Brown traces the emergence of two basic approaches to the holy poor among Christians of the fourth and fifth centuries. On the one [End Page 398] hand, Christian sources from Syria depicted labor as a burdensome penalty for the fall of Adam and Eve: Ascetics who lived like angels, free from earthly labor, represented the transcendence to which all Christians aspired (Chapter 4). The Manichaean division between the ascetic Elect and their supportive Hearers represented a stark version of this two-tiered community model (Chapter 3). On the other hand, literary sources constructed an ideal image of the Egyptian monk as a self-supporting laborer who worked with his hands (Chapter 5). This self-sufficiency suggested solidarity between the monk and fellow human beings who must work for their food; it also enabled lay donations to monks seemingly above being bought (Chapter 6). If we widen our view to include Buddhist and Manichaean communities farther to the east, the clash of these Egyptian and Syrian models becomes “the western end of a debate on wealth, labor, and monks that was as wide as Asia itself” (116).
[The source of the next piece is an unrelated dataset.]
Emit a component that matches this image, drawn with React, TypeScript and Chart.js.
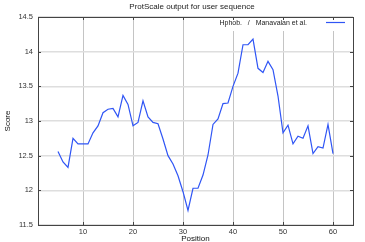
import React, { useEffect, useRef } from "react";
import { Chart, registerables } from "chart.js";

Chart.register(...registerables);

const positions: number[] = [
  5, 6, 7, 8, 9, 10, 11, 12, 13, 14, 15, 16, 17, 18, 19, 20, 21, 22, 23, 24, 25, 26, 27, 28, 29, 30,
  31, 32, 33, 34, 35, 36, 37, 38, 39, 40, 41, 42, 43, 44, 45, 46, 47, 48, 49, 50, 51, 52, 53, 54, 55,
  56, 57, 58, 59, 60,
];
const scores: number[] = [
  12.56, 12.41, 12.33, 12.75, 12.67, 12.67, 12.67, 12.83, 12.93, 13.12, 13.17, 13.18, 13.06, 13.37,
  13.24, 12.93, 12.98, 13.29, 13.06, 12.98, 12.96, 12.74, 12.5, 12.38, 12.21, 11.98, 11.71, 12.03,
  12.03, 12.22, 12.51, 12.95, 13.03, 13.25, 13.26, 13.5, 13.69, 14.1, 14.1, 14.18, 13.76, 13.7,
  13.86, 13.74, 13.36, 12.83, 12.94, 12.67, 12.78, 12.75, 12.93, 12.53, 12.63, 12.61, 12.95, 12.53,
];
const xTicks: number[] = [10, 20, 30, 40, 50, 60];
const yTicks: number[] = [11.5, 12, 12.5, 13, 13.5, 14, 14.5];
const titleText = "ProtScale output for user sequence";
const legendText = "Hphob.   /   Manavalan et al.";
const xTitle = "Position";
const yTitle = "Score";

const FONT = "'Liberation Sans', Arial, sans-serif";
const LINE_COLOR = "#2f55f5";

const decorPlugin = {
  id: "decor",
  beforeDatasetsDraw(chart: any) {
    const { ctx, chartArea } = chart;
    ctx.save();
    ctx.fillStyle = "#fff";
    ctx.fillRect(219, chartArea.top + 1, 133, 13);
    ctx.restore();
  },
  afterDraw(chart: any) {
    const { ctx, chartArea } = chart;
    const { left, right, top, bottom } = chartArea;
    const xs = chart.scales.x;
    const ys = chart.scales.y;
    ctx.save();
    // frame
    ctx.strokeStyle = "#444";
    ctx.lineWidth = 1;
    ctx.strokeRect(Math.round(left) + 0.5, Math.round(top) + 0.5, Math.round(right - left), Math.round(bottom - top));
    // inward ticks
    ctx.beginPath();
    for (const v of xTicks) {
      const px = Math.round(xs.getPixelForValue(v)) + 0.5;
      ctx.moveTo(px, bottom);
      ctx.lineTo(px, bottom - 3);
      ctx.moveTo(px, top);
      ctx.lineTo(px, top + 3);
    }
    for (const v of yTicks) {
      const py = Math.round(ys.getPixelForValue(v)) + 0.5;
      ctx.moveTo(left, py);
      ctx.lineTo(left + 3, py);
      ctx.moveTo(right, py);
      ctx.lineTo(right - 3, py);
    }
    ctx.stroke();
    // title
    ctx.fillStyle = "#222";
    ctx.font = `8px ${FONT}`;
    ctx.textAlign = "center";
    ctx.textBaseline = "middle";
    ctx.fillText(titleText, 192, 7);
    // legend
    ctx.textAlign = "right";
    ctx.font = `7px ${FONT}`;
    ctx.fillText(legendText, 307, 23);
    ctx.strokeStyle = LINE_COLOR;
    ctx.lineWidth = 1.2;
    ctx.beginPath();
    ctx.moveTo(326, 22.5);
    ctx.lineTo(345, 22.5);
    ctx.stroke();
    // axis titles
    ctx.fillStyle = "#111";
    ctx.font = `8px ${FONT}`;
    ctx.textAlign = "center";
    ctx.fillText(xTitle, (left + right) / 2, 238.5);
    ctx.save();
    ctx.translate(8, (top + bottom) / 2);
    ctx.rotate(-Math.PI / 2);
    ctx.fillText(yTitle, 0, 0);
    ctx.restore();
    ctx.restore();
  },
};

export default function App() {
  const ref = useRef<HTMLCanvasElement | null>(null);
  useEffect(() => {
    document.body.style.margin = "0";
    const canvas = ref.current;
    if (!canvas) return;
    const chart = new Chart(canvas, {
      type: "line",
      data: {
        datasets: [
          {
            label: legendText,
            data: positions.map((p, i) => ({ x: p, y: scores[i] })),
            borderColor: LINE_COLOR,
            borderWidth: 1.2,
            pointRadius: 0,
            tension: 0,
            fill: false,
          },
        ],
      },
      options: {
        animation: false,
        responsive: false,
        devicePixelRatio: 1,
        layout: { padding: { top: 17, right: 12, left: 0, bottom: 0 } },
        plugins: { legend: { display: false }, title: { display: false }, tooltip: { enabled: false } },
        scales: {
          x: {
            type: "linear",
            min: 1,
            max: 64,
            afterBuildTicks: (s: any) => {
              s.ticks = xTicks.map((v) => ({ value: v }));
            },
            afterFit: (s: any) => {
              s.height = 17;
            },
            grid: { color: "#c4c4c4", lineWidth: 1, drawTicks: false },
            border: { display: false },
            ticks: { font: { size: 7.5, family: FONT }, color: "#333", padding: 2, maxRotation: 0 },
          },
          y: {
            type: "linear",
            min: 11.5,
            max: 14.5,
            afterBuildTicks: (s: any) => {
              s.ticks = yTicks.map((v) => ({ value: v }));
            },
            afterFit: (s: any) => {
              s.width = 38;
            },
            grid: { color: "#dedede", lineWidth: 1.5, drawTicks: false },
            border: { display: false },
            ticks: {
              font: { size: 7.5, family: FONT },
              color: "#333",
              padding: 5,
              callback: (v: any) => String(v),
            },
          },
        },
      },
      plugins: [decorPlugin],
    });
    return () => chart.destroy();
  }, []);
  return (
    <div style={{ position: "fixed", left: 0, top: 0, width: 365, height: 242, background: "#fff" }}>
      <canvas ref={ref} width={365} height={242} style={{ width: 365, height: 242 }} />
    </div>
  );
}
Brown has been a pioneer in the interdisciplinary study of late antiquity, drawing especially on sociology and anthropology. In these chapters, which retain the brevity and conversational style of the original lectures, his interdisciplinary sophistication remains primarily implicit (except in his discussion of the sociology of Buddhism [xii], and of the irrelevance of Max Weber’s distinction between charismatic and bureaucratic authority [104, 109–110]). Instead, readers profit from an innovative historian telling a fascinating story with clarity, grace, and insight.